Re: [PATCH v1] kernel/trace:check the val against the available mem

From: Steven Rostedt
Date: Wed Apr 04 2018 - 08:59:12 EST


On Wed, 4 Apr 2018 08:20:39 +0200
Michal Hocko <mhocko@xxxxxxxxxx> wrote:


> > Now can you please explain to me why si_mem_available is not suitable
> > for my purpose.
>
> Several problems. It is overly optimistic especially when we are close
> to OOM. The available pagecache or slab reclaimable objects might be pinned
> long enough that your allocation based on that estimation will just make
> the situation worse and result in OOM. More importantly though, your
> allocations are GFP_KERNEL, right, that means that such an allocation
> will not reach to ZONE_MOVABLE or ZONE_HIGMEM (32b systems) while the
> pagecache will. So you will get an overestimate of how much you can
> allocate.
>
> Really si_mem_available is for proc/meminfo and a rough estimate of the
> free memory because users tend to be confused by seeing MemFree too low
> and complaining that the system has eaten all their memory. I have some
> skepticism about how useful it is in practice apart from showing it in
> top or alike tools. The memory is simply not usable immediately or
> without an overall and visible effect on the whole system.

What you are telling me is that this is perfect for my use case.

I'm not looking for a "if this tells me have enough memory, I then have
enough memory". I'm looking for a "If I screwed up and asked for a
magnitude more than I really need, don't OOM the system".

Really, I don't care if the number is not truly accurate. In fact, what
you tell me above is exactly what I wanted. I'm more worried it will
return a smaller number than what is available. I much rather have an
over estimate.

This is not about trying to get as much memory for tracing as possible.
Where we slowly increase the buffer size till we have pretty much every
page for tracing. If someone does that, then the system should OOM and
become unstable.

This is about doing what I've (and others) have done several times,
which is put in one or two more zeros than I really wanted. Or forgot
that writing in a number to buffer_size_kb is the buffer size for each
CPU. Yes, the number you write in there is multiplied by every CPU on
the system. It is easy to over allocate by mistake.

I'm looking to protect against gross mistakes where it is obvious that
the allocation isn't going to succeed before the allocating begins. I'm
not looking to be perfect here.

As I've stated before, the current method is to say F*ck You to the
rest of the system and OOM anything else.

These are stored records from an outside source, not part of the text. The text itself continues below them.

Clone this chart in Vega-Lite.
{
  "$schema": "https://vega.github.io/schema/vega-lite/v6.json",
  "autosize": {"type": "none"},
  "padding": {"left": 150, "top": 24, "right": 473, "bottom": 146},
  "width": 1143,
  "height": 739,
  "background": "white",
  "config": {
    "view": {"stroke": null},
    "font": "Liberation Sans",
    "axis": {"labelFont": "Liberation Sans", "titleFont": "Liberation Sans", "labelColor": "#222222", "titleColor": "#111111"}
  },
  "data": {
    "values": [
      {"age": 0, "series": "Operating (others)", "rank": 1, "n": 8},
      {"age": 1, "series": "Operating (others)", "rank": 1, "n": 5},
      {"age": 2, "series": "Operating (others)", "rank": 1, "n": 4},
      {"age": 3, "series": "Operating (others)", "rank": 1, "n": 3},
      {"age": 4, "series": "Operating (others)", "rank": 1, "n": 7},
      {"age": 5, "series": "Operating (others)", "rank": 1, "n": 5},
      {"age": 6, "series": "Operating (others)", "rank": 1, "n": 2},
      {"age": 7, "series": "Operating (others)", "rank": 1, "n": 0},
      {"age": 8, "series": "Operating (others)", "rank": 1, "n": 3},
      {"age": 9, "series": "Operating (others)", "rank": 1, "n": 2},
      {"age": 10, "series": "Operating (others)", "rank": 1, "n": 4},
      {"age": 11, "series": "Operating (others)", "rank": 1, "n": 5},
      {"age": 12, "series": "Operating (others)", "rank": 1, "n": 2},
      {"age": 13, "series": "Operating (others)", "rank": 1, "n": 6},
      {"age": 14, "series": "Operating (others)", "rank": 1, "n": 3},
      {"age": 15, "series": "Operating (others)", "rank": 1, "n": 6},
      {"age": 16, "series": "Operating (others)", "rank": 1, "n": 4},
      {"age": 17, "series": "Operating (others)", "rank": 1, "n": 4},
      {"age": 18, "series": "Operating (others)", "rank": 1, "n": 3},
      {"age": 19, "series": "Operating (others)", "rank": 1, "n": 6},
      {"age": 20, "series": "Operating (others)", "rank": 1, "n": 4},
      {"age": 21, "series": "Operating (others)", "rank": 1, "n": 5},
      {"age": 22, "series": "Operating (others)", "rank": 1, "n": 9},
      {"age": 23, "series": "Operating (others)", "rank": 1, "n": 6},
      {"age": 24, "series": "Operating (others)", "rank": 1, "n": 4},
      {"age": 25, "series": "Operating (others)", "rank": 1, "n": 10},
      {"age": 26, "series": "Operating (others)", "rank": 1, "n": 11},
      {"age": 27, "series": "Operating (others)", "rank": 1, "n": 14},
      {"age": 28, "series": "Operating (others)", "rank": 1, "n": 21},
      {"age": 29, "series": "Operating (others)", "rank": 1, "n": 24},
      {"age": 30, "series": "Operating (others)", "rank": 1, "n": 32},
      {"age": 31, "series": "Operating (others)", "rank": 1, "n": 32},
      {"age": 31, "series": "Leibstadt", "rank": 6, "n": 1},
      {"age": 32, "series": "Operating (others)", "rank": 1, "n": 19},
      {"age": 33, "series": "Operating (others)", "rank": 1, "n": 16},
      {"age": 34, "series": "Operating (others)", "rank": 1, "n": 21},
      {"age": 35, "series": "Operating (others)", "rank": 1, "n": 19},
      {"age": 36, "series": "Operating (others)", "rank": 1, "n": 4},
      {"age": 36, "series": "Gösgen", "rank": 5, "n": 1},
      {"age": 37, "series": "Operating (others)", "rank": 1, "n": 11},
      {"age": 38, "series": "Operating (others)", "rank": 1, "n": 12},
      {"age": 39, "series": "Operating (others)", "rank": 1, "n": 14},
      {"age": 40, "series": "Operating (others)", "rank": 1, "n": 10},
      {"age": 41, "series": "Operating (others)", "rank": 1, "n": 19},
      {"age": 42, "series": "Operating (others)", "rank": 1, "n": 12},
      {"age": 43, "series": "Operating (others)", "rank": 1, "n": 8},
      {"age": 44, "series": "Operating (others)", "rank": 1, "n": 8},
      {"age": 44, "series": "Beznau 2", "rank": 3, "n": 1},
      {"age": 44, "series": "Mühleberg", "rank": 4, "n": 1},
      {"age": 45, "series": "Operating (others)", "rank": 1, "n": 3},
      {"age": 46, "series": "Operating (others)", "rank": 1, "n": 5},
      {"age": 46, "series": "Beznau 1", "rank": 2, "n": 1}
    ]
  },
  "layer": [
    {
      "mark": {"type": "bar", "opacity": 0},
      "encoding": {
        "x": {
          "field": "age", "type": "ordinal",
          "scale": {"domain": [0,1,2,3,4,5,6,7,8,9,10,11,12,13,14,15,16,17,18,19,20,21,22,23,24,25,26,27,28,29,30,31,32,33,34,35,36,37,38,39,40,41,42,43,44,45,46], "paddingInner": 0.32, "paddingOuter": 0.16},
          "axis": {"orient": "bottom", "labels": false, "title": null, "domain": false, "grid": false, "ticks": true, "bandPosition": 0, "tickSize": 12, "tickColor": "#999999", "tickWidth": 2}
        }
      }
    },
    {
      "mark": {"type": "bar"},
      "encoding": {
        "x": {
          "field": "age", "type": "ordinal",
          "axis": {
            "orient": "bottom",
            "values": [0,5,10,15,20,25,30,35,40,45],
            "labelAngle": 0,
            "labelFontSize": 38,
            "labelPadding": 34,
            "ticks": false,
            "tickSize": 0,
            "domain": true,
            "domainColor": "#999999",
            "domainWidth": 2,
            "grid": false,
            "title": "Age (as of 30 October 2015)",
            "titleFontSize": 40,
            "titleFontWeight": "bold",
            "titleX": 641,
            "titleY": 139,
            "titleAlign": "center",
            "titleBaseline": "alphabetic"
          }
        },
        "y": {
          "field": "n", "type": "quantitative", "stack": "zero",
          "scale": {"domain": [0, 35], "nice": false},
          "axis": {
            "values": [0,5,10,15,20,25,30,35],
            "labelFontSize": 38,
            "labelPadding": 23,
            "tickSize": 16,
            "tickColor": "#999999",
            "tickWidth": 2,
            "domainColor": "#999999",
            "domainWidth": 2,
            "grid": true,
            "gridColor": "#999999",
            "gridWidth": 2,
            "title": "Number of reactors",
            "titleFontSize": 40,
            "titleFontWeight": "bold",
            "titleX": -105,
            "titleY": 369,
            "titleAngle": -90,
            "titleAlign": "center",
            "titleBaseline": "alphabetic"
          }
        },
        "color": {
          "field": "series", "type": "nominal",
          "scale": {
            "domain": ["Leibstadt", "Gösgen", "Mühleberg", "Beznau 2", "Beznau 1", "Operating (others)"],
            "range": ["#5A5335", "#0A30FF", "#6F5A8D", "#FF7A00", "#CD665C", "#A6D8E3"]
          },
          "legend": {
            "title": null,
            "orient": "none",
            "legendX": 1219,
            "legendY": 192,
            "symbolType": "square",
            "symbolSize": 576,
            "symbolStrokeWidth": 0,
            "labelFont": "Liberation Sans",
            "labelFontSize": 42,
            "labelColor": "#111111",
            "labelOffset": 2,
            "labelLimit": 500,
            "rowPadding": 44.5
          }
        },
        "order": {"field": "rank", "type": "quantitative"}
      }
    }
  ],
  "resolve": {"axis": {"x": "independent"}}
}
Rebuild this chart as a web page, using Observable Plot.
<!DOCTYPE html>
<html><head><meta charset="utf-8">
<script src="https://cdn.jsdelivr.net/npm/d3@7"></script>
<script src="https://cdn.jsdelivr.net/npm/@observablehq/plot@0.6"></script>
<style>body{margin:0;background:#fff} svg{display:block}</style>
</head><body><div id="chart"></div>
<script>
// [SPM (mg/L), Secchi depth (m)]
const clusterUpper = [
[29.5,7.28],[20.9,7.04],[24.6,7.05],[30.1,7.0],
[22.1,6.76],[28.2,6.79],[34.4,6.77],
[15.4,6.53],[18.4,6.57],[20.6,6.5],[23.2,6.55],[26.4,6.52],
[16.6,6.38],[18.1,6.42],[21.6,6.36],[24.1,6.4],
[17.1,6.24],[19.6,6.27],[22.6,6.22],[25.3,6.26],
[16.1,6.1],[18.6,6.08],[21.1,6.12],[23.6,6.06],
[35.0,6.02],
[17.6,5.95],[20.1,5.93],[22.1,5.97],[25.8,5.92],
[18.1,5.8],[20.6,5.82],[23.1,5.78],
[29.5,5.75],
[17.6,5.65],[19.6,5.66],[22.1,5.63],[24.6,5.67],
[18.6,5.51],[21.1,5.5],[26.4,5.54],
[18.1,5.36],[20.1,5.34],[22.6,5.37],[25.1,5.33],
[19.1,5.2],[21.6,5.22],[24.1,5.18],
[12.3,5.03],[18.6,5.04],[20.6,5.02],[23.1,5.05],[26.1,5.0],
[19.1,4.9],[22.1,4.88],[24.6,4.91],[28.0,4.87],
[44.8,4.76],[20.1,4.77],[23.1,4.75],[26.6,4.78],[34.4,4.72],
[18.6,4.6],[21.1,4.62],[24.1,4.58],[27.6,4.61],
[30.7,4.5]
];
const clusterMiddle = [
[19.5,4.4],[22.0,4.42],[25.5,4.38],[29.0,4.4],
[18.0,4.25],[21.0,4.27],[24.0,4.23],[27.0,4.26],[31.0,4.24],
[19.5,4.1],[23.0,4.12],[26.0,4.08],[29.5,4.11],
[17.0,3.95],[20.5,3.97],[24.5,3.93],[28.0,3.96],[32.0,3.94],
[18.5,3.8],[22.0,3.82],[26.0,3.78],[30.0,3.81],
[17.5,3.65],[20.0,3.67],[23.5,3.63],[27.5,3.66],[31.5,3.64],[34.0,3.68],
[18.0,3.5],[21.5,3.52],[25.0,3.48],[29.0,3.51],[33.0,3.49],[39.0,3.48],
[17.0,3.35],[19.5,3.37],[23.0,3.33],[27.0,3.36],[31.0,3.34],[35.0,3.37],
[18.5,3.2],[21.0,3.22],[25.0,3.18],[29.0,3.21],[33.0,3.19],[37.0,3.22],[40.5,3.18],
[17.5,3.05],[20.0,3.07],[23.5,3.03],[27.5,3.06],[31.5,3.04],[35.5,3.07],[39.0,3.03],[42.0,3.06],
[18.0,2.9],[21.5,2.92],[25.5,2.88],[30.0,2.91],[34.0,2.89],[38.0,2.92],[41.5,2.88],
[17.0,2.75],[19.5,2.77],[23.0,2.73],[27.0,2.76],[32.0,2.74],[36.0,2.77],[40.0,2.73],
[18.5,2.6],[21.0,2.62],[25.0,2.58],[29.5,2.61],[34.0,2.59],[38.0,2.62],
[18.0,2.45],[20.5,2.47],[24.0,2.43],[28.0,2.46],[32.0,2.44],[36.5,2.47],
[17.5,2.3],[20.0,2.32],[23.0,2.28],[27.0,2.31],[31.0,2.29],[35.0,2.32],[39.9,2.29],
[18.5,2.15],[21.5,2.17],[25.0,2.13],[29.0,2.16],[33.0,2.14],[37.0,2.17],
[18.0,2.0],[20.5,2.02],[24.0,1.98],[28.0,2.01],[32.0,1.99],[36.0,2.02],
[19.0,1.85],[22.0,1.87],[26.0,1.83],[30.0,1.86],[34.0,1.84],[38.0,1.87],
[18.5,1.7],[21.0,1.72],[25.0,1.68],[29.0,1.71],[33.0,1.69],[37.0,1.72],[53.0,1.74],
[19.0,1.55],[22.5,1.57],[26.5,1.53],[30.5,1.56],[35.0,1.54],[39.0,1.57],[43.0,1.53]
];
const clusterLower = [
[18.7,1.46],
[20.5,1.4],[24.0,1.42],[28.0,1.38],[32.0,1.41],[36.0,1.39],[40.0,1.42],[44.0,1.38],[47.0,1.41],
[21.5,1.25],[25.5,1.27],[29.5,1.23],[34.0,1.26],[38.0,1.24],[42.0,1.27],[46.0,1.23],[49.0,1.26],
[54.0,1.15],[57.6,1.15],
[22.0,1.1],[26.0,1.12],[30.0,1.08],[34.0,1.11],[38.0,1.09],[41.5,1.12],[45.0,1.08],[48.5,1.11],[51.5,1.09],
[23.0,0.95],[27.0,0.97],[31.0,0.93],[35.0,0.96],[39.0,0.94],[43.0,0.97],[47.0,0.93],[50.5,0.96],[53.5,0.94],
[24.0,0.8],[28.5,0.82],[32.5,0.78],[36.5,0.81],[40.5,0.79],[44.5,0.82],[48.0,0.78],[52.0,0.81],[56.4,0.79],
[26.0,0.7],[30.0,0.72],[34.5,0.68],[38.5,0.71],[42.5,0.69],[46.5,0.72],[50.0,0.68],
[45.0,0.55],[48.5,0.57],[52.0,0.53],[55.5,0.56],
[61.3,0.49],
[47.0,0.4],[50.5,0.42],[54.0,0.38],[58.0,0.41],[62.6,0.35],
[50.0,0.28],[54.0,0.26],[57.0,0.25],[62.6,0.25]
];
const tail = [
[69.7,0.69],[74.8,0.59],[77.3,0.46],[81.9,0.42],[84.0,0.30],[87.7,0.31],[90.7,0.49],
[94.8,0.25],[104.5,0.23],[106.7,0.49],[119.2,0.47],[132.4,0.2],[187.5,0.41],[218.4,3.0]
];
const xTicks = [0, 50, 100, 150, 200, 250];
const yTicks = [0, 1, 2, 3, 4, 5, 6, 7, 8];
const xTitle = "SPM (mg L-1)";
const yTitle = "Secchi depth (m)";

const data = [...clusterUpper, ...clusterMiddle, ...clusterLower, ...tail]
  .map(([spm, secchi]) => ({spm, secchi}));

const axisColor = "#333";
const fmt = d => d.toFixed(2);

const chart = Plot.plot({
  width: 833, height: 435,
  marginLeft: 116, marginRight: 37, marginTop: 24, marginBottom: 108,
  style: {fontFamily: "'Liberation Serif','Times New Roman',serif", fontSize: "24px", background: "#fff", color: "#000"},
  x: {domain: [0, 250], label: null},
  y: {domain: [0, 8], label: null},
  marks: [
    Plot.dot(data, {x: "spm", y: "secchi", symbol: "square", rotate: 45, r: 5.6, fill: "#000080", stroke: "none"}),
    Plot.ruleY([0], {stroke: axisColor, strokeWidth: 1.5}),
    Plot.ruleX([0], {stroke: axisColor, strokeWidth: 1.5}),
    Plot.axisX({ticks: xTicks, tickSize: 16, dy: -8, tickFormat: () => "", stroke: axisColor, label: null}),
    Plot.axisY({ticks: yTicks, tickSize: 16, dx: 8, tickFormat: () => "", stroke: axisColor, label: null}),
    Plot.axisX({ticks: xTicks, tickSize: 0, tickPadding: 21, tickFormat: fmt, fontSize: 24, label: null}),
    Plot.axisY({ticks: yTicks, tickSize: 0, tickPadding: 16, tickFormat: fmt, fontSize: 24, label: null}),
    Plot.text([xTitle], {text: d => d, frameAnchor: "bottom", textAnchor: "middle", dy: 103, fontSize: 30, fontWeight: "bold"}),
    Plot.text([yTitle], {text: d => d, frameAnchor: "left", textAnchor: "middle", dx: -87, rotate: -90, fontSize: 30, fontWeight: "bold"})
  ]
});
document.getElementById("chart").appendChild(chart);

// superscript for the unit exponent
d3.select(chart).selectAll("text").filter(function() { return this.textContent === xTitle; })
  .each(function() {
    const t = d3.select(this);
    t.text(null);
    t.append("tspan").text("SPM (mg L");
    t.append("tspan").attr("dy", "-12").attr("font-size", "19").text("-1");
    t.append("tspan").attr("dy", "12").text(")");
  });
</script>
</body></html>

If you want, I can change the comment above the code to be:

+ /*
+ * Check if the available memory is there first.
+ * Note, si_mem_available() only gives us a rough estimate of available
+ * memory. It may not be accurate. But we don't care, we just want
+ * to prevent doing any allocation when it is obvious that it is
+ * not going to succeed.
+ */
+ i = si_mem_available();
+ if (i < nr_pages)
+ return -ENOMEM;
+

Better?

-- Steve